• Task details: Leave out the pictures and repeat exactly the lines between the one containing "Write the Altair code for this chart." and the one containing "import pandas as pd", inclusive.

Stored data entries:

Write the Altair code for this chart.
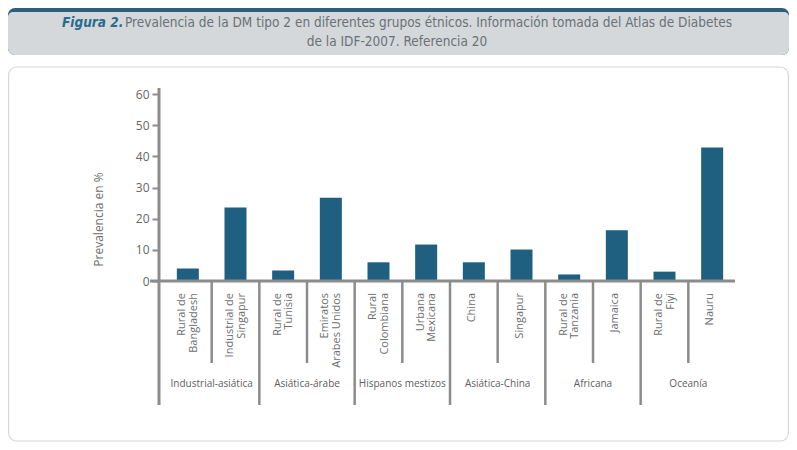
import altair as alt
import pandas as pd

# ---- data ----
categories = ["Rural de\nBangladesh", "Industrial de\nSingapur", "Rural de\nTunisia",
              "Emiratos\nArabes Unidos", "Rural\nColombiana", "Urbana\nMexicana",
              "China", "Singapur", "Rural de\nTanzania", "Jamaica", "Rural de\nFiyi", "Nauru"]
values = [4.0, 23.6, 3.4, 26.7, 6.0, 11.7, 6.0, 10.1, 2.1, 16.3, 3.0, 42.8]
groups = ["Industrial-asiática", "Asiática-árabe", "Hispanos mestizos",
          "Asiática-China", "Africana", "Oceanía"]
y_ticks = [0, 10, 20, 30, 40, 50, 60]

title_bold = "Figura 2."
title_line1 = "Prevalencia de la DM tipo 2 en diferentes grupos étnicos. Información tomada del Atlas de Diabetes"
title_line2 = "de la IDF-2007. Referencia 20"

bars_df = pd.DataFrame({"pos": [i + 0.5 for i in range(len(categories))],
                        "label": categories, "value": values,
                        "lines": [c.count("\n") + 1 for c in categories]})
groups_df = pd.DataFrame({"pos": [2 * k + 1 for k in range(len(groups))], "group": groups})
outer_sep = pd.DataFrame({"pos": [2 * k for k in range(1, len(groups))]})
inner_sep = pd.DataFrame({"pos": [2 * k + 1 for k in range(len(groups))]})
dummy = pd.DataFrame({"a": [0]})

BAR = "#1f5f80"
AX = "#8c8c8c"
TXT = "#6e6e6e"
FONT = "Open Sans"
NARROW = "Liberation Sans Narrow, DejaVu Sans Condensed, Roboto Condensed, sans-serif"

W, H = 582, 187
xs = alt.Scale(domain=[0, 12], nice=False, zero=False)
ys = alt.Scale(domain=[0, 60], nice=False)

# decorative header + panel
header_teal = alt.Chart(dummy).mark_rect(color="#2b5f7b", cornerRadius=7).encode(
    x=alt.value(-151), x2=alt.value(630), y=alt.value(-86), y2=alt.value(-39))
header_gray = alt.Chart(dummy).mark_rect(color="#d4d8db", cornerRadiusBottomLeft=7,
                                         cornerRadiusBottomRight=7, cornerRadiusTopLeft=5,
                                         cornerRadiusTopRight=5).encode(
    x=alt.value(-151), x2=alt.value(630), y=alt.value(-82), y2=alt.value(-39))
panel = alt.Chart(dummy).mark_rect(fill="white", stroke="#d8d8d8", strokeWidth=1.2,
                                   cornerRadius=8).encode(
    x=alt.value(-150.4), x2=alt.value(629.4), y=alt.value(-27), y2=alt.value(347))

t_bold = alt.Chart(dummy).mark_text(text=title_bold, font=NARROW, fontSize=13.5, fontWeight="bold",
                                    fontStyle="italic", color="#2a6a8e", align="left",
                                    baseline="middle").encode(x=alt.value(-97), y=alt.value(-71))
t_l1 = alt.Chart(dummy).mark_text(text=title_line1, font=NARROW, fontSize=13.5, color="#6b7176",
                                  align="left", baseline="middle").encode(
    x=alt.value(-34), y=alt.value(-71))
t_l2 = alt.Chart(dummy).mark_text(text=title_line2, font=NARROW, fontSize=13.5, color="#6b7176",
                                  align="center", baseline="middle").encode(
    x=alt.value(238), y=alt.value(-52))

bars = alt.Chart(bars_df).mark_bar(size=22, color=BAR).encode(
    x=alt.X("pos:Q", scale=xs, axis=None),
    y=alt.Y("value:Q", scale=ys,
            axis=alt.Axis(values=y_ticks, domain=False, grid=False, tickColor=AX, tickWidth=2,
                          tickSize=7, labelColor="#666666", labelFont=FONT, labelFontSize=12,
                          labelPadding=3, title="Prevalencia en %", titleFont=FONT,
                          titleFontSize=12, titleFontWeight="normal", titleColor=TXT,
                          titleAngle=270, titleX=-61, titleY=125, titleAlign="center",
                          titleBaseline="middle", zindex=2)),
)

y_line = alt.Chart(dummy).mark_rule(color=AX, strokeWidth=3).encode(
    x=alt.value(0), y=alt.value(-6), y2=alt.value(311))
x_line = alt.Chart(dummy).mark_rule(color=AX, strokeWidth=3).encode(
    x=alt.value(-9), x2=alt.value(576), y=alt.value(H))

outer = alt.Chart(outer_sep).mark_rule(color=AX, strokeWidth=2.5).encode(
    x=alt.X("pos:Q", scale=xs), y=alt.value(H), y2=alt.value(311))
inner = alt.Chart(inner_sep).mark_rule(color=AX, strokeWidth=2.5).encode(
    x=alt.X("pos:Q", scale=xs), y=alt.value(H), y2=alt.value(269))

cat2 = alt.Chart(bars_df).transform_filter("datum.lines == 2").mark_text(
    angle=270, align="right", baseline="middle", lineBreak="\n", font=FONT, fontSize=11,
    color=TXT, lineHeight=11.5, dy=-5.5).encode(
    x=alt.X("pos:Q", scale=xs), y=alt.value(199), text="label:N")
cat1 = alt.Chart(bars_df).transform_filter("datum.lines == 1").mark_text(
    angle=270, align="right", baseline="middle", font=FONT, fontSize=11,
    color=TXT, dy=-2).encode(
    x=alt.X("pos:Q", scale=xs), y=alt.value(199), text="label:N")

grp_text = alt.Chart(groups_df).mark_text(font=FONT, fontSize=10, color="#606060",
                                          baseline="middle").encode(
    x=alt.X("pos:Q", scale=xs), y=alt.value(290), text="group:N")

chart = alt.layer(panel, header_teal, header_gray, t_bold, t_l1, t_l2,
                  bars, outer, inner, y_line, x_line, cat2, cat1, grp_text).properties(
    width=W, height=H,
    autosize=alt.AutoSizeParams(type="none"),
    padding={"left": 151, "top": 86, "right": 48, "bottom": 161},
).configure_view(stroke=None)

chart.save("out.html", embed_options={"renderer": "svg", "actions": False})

* * *

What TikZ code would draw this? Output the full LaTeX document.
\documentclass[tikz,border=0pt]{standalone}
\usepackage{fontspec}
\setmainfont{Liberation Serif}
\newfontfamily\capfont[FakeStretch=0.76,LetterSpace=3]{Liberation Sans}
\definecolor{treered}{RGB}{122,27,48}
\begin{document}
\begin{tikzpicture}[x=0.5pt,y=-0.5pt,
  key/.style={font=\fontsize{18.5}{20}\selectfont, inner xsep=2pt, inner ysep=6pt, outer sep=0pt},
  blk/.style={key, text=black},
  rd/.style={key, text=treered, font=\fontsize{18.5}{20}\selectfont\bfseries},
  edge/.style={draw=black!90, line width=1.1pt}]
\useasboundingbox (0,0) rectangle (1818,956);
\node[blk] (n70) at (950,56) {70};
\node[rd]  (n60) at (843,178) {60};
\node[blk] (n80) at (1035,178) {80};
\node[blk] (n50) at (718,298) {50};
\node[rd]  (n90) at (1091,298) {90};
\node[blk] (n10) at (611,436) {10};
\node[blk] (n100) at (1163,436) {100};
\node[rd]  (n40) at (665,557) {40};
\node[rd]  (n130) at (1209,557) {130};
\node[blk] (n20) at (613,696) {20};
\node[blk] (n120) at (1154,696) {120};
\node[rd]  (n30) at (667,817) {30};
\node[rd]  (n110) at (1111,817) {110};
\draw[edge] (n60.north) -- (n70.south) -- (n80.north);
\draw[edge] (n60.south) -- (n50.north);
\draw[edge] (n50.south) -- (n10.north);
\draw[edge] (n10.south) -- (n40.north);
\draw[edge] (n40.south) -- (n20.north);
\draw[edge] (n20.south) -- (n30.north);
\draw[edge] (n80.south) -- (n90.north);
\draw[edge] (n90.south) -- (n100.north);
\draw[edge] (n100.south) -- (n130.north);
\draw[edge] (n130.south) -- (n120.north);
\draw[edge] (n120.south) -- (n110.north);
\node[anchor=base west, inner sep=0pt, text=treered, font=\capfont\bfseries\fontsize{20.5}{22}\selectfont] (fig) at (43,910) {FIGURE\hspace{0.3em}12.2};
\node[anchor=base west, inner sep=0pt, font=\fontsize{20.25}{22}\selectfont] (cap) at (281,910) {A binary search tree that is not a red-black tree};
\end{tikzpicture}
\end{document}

• Right answer:
Write the Altair code for this chart.
import altair as alt
import pandas as pd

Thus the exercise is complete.